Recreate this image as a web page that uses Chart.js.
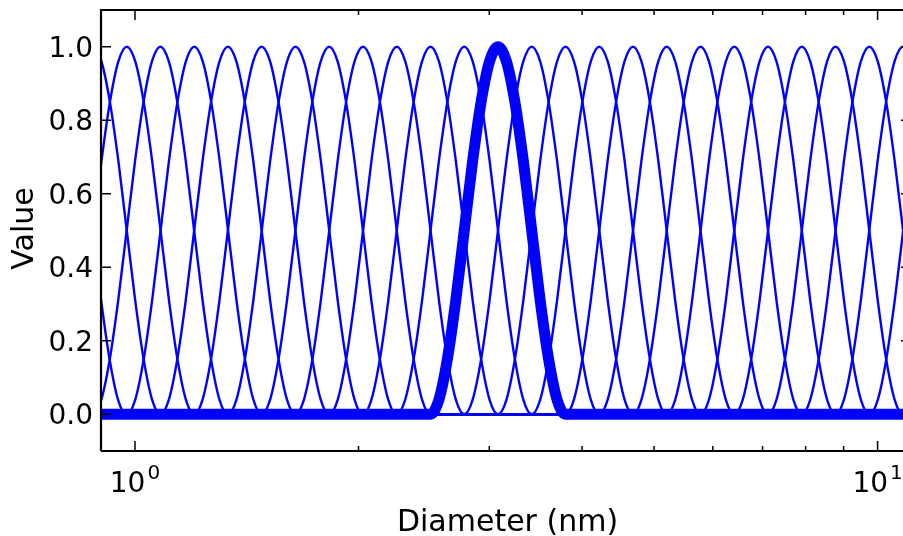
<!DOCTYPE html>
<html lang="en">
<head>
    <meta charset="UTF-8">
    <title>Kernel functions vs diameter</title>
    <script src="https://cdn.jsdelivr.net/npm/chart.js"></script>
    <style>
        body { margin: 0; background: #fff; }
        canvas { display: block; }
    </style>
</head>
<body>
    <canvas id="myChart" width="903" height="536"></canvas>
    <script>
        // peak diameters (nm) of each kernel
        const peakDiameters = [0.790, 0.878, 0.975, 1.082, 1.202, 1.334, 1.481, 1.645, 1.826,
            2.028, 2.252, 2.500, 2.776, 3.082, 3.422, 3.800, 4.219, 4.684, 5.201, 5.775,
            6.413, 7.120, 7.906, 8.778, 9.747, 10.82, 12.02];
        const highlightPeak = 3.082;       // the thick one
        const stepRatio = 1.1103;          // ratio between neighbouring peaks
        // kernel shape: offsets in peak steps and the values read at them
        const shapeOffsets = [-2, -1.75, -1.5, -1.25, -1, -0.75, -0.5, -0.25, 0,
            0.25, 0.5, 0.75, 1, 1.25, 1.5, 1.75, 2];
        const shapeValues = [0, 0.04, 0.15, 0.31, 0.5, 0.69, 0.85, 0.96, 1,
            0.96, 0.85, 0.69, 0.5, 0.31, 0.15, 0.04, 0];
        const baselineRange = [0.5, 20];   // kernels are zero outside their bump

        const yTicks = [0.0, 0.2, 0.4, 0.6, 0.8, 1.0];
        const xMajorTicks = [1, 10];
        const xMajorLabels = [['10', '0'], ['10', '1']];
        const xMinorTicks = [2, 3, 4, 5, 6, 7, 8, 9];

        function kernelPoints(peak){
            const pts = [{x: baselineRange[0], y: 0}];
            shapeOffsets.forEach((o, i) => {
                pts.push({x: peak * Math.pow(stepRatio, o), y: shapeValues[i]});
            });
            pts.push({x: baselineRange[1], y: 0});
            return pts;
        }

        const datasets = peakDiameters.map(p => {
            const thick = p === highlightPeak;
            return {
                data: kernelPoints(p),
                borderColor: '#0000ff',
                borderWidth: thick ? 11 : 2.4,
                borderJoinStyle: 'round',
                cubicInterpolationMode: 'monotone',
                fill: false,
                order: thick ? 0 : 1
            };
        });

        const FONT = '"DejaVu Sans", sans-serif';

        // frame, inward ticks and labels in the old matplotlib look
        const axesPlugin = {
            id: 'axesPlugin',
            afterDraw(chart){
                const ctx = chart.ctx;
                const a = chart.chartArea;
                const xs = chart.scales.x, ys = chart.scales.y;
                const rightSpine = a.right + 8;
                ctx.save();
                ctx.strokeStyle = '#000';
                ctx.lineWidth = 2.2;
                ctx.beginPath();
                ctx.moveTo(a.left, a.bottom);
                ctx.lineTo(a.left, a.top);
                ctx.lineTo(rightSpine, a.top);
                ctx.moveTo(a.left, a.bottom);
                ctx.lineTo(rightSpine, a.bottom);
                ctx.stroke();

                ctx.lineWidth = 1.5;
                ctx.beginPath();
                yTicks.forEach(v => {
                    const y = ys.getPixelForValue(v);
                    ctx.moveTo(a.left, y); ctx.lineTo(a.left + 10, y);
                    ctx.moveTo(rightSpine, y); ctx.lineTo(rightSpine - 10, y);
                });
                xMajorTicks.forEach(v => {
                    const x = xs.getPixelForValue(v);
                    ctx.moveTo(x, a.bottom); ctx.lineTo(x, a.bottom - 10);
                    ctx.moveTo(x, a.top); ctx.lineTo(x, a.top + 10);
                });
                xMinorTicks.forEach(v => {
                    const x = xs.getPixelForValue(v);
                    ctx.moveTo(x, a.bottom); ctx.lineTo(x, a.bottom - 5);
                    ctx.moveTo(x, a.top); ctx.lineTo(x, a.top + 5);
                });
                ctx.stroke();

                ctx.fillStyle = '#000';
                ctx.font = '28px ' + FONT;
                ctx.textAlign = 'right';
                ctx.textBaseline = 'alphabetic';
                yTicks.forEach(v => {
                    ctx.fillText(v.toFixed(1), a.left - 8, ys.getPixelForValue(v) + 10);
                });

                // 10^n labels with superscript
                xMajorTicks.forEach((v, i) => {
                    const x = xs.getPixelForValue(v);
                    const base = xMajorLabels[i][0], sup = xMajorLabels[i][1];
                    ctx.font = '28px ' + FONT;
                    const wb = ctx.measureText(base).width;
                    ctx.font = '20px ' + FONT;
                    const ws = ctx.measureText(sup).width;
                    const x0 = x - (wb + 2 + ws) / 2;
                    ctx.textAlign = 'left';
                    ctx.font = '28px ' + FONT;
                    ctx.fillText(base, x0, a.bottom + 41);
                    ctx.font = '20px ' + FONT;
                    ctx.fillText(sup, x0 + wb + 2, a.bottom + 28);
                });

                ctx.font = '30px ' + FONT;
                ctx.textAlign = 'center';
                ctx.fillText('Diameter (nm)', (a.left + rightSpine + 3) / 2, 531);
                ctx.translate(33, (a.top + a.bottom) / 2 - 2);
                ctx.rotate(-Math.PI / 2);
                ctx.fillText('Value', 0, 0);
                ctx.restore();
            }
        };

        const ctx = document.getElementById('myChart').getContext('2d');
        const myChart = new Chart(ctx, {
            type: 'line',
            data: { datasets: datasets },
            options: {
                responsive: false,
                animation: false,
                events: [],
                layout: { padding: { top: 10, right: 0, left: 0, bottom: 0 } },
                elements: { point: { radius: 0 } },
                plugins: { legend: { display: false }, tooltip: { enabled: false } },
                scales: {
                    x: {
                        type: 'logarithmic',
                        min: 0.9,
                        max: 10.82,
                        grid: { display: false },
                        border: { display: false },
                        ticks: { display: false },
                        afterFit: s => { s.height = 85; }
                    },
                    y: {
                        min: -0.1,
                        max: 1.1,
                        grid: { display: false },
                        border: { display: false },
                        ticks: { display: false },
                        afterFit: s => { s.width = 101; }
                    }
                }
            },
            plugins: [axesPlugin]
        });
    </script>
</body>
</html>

_EXERCISE_
Repeat the material exactly as it reads, without any of its pictures.

_WORKED SOLUTION_
Recreate this image as a web page that uses Chart.js.
<!DOCTYPE html>
<html lang="en">
<head>
    <meta charset="UTF-8">
    <title>Kernel functions vs diameter</title>
    <script src="https://cdn.jsdelivr.net/npm/chart.js"></script>
    <style>
        body { margin: 0; background: #fff; }
        canvas { display: block; }
    </style>
</head>
<body>
    <canvas id="myChart" width="903" height="536"></canvas>
    <script>
        // peak diameters (nm) of each kernel
        const peakDiameters = [0.790, 0.878, 0.975, 1.082, 1.202, 1.334, 1.481, 1.645, 1.826,
            2.028, 2.252, 2.500, 2.776, 3.082, 3.422, 3.800, 4.219, 4.684, 5.201, 5.775,
            6.413, 7.120, 7.906, 8.778, 9.747, 10.82, 12.02];
        const highlightPeak = 3.082;       // the thick one
        const stepRatio = 1.1103;          // ratio between neighbouring peaks
        // kernel shape: offsets in peak steps and the values read at them
        const shapeOffsets = [-2, -1.75, -1.5, -1.25, -1, -0.75, -0.5, -0.25, 0,
            0.25, 0.5, 0.75, 1, 1.25, 1.5, 1.75, 2];
        const shapeValues = [0, 0.04, 0.15, 0.31, 0.5, 0.69, 0.85, 0.96, 1,
            0.96, 0.85, 0.69, 0.5, 0.31, 0.15, 0.04, 0];
        const baselineRange = [0.5, 20];   // kernels are zero outside their bump

        const yTicks = [0.0, 0.2, 0.4, 0.6, 0.8, 1.0];
        const xMajorTicks = [1, 10];
        const xMajorLabels = [['10', '0'], ['10', '1']];
        const xMinorTicks = [2, 3, 4, 5, 6, 7, 8, 9];

        function kernelPoints(peak){
            const pts = [{x: baselineRange[0], y: 0}];
            shapeOffsets.forEach((o, i) => {
                pts.push({x: peak * Math.pow(stepRatio, o), y: shapeValues[i]});
            });
            pts.push({x: baselineRange[1], y: 0});
            return pts;
        }

        const datasets = peakDiameters.map(p => {
            const thick = p === highlightPeak;
            return {
                data: kernelPoints(p),
                borderColor: '#0000ff',
                borderWidth: thick ? 11 : 2.4,
                borderJoinStyle: 'round',
                cubicInterpolationMode: 'monotone',
                fill: false,
                order: thick ? 0 : 1
            };
        });

        const FONT = '"DejaVu Sans", sans-serif';

        // frame, inward ticks and labels in the old matplotlib look
        const axesPlugin = {
            id: 'axesPlugin',
            afterDraw(chart){
                const ctx = chart.ctx;
                const a = chart.chartArea;
                const xs = chart.scales.x, ys = chart.scales.y;
                const rightSpine = a.right + 8;
                ctx.save();
                ctx.strokeStyle = '#000';
                ctx.lineWidth = 2.2;
                ctx.beginPath();
                ctx.moveTo(a.left, a.bottom);
                ctx.lineTo(a.left, a.top);
                ctx.lineTo(rightSpine, a.top);
                ctx.moveTo(a.left, a.bottom);
                ctx.lineTo(rightSpine, a.bottom);
                ctx.stroke();

                ctx.lineWidth = 1.5;
                ctx.beginPath();
                yTicks.forEach(v => {
                    const y = ys.getPixelForValue(v);
                    ctx.moveTo(a.left, y); ctx.lineTo(a.left + 10, y);
                    ctx.moveTo(rightSpine, y); ctx.lineTo(rightSpine - 10, y);
                });
                xMajorTicks.forEach(v => {
                    const x = xs.getPixelForValue(v);
                    ctx.moveTo(x, a.bottom); ctx.lineTo(x, a.bottom - 10);
                    ctx.moveTo(x, a.top); ctx.lineTo(x, a.top + 10);
                });
                xMinorTicks.forEach(v => {
                    const x = xs.getPixelForValue(v);
                    ctx.moveTo(x, a.bottom); ctx.lineTo(x, a.bottom - 5);
                    ctx.moveTo(x, a.top); ctx.lineTo(x, a.top + 5);
                });
                ctx.stroke();

                ctx.fillStyle = '#000';
                ctx.font = '28px ' + FONT;
                ctx.textAlign = 'right';
                ctx.textBaseline = 'alphabetic';
                yTicks.forEach(v => {
                    ctx.fillText(v.toFixed(1), a.left - 8, ys.getPixelForValue(v) + 10);
                });

                // 10^n labels with superscript
                xMajorTicks.forEach((v, i) => {
                    const x = xs.getPixelForValue(v);
                    const base = xMajorLabels[i][0], sup = xMajorLabels[i][1];
                    ctx.font = '28px ' + FONT;
                    const wb = ctx.measureText(base).width;
                    ctx.font = '20px ' + FONT;
                    const ws = ctx.measureText(sup).width;
                    const x0 = x - (wb + 2 + ws) / 2;
                    ctx.textAlign = 'left';
                    ctx.font = '28px ' + FONT;
                    ctx.fillText(base, x0, a.bottom + 41);
                    ctx.font = '20px ' + FONT;
                    ctx.fillText(sup, x0 + wb + 2, a.bottom + 28);
                });

                ctx.font = '30px ' + FONT;
                ctx.textAlign = 'center';
                ctx.fillText('Diameter (nm)', (a.left + rightSpine + 3) / 2, 531);
                ctx.translate(33, (a.top + a.bottom) / 2 - 2);
                ctx.rotate(-Math.PI / 2);
                ctx.fillText('Value', 0, 0);
                ctx.restore();
            }
        };

        const ctx = document.getElementById('myChart').getContext('2d');
        const myChart = new Chart(ctx, {
            type: 'line',
            data: { datasets: datasets },
            options: {
                responsive: false,
                animation: false,
                events: [],
                layout: { padding: { top: 10, right: 0, left: 0, bottom: 0 } },
                elements: { point: { radius: 0 } },
                plugins: { legend: { display: false }, tooltip: { enabled: false } },
                scales: {
                    x: {
                        type: 'logarithmic',
                        min: 0.9,
                        max: 10.82,
                        grid: { display: false },
                        border: { display: false },
                        ticks: { display: false },
                        afterFit: s => { s.height = 85; }
                    },
                    y: {
                        min: -0.1,
                        max: 1.1,
                        grid: { display: false },
                        border: { display: false },
                        ticks: { display: false },
                        afterFit: s => { s.width = 101; }
                    }
                }
            },
            plugins: [axesPlugin]
        });
    </script>
</body>
</html>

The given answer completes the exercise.